Mahşer-i Cümbüş olarak yine Televizyon'da yer almayı düşünüyor musunuz? Tiyatro sahnesinde izlemek isteyenler size nereden ulaşabilirler?

Mahşeri cümbüş olarak tekrar televizyonda olmayı vallahi pek düşünmüyoruz açıkçası. Çünkü sonuçta kimi işler var ve televizyon da bir yerden sonra miadını dolduran bir şey. Bir de yaptık yani. Az buz değil dört, beş seneye yakın, yüz, yüz elli bölüme yakın televizyon işi yaptık. 

O yüzden tekrar televizyona bir şey yapmayı düşünmüyoruz. 

Ama artık biliyorsun Youtube diye, internet diye yepyeni mecralar var. Babalı TV'de, dakikalık gece performanslarını yayınlıyoruz. Isteyenler oradan seyredebilirler. Televizyonda yokuz ama internet üzerinde sosyal mecrada bulunmaya çalışıyoruz. Bizi izlemek isteyenlerse Mahşer-i Cümbüş'ün Instagram hesabını, Twitter hesabını takip edebilirler.
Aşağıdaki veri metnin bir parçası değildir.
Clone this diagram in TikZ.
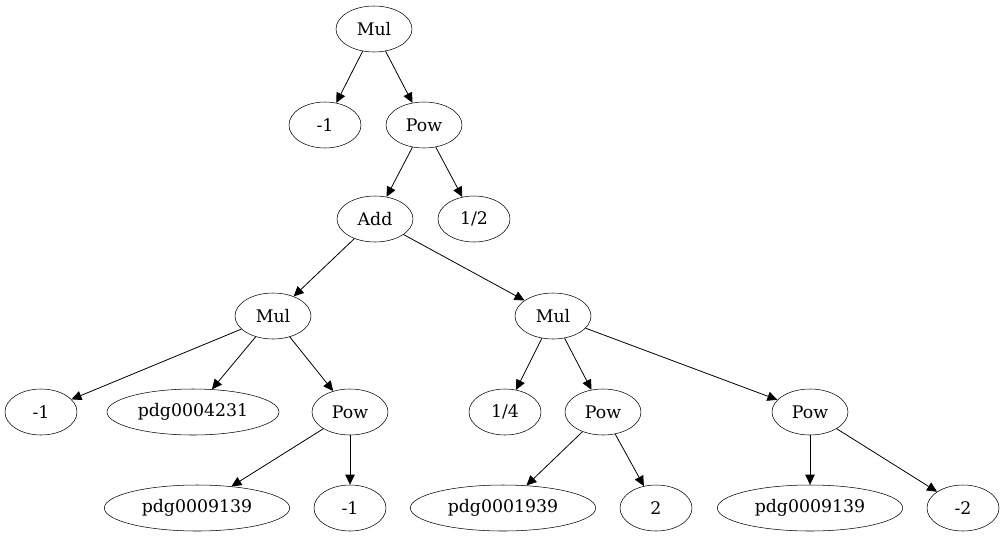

Zaten aylık, günlük, haftalık bütün oyun, turne, İstanbul içi oyunlarının takvimleri ve yerleri orada sürekli ilan ediliyor. 

Yiğit Arı'nın Sinema Flm oyunculuğu da var. Sinemayı seviyor musun? Hangi filmler de rol aldın? Ve yeni projeler var mı?

Evet, sinema filmi oyunculuğu da yaptım. Reklam filmlerinde de oynadım. Yani sektörün geri kalan alanlarında da ben ve arkadaşlarım çeşitli işlerde yer aldık. Benim bugüne kadar en keyif alarak oynadığım film; Çağan Irmak'ın "Dedem'in İnsanları" filmiydi. Çok güzel bir kadrosu vardı. Çetin Tekindor'la çalışma fırsatı buldum o filmde. Çok keyifliydi. Projeler, böyle işler karşımıza çıktıkça ve eğer uygunsam bunları yapmaya gayret ediyorum hatta ediyoruz. 

Yeni projeler bizde hiç bitmiyor Deniz. Sürekli bir projemiz var. Fakat bunların büyük bir kısmı hayata geçmiyor tabi, öylece proje olarak kalıyor. Ama yarınlarda ne olacağı belli olmaz. 

Sinema yorucu da yani onu da söyleyeyim. Saatlerce, günlerce perişan oluyor insanlar. Keşke hiç ihtiyaç olmasa da sadece tiyatro yaparak hiç bu işlere bulaşmadan bir hayat kazanılabilse. Ama bu pek mümkün olmuyor. O yüzden teklif geldiği zaman da değerlendiriyoruz açıkçası. 

Senin bugünlerde izlediğin oyun film ve dinlediğin müzik desem?

Bu son zamanlarda izlediğim tiyatro oyunları içerisinde "Tiyatro Kozmopolitan" diye bir ekip var. Yeni kurulmuş. Ekip yeni ama elemanları deneyimli insanlar. Hepsi eğitimli, çeşitli tiyatrolarda uzun süre çalışmışlar. "Bay Samir" adlı oyunlarını izledim. Son zamanlarda seyrettiğim en güzel oyundu gerçekten. 

Gençlikten kalma böyle ağır bir Metalika hayranlığım vardır benim. Yaşım 50'ye geldi. Pek çok huyum suyum değişti ama bu Metalika sevmeye devam etme huyum değişmedi. Iyi ki de değişmemiş. Bütün olarak ömrüm boyunca dinlediğim müzik, benim Grup Metallica'dır. Hala da Youtube'a her video koyduklarında, her konserlerinde vs. takip ediyorum. Tüm sosyal medya adreslerini takip ediyorum. 

Hayatını bir kelime ile tanımlasan o kelime ne olurdu?

Yani çok fazla kelime düşünülebilinir. Ama ben "Sahne" diyorum.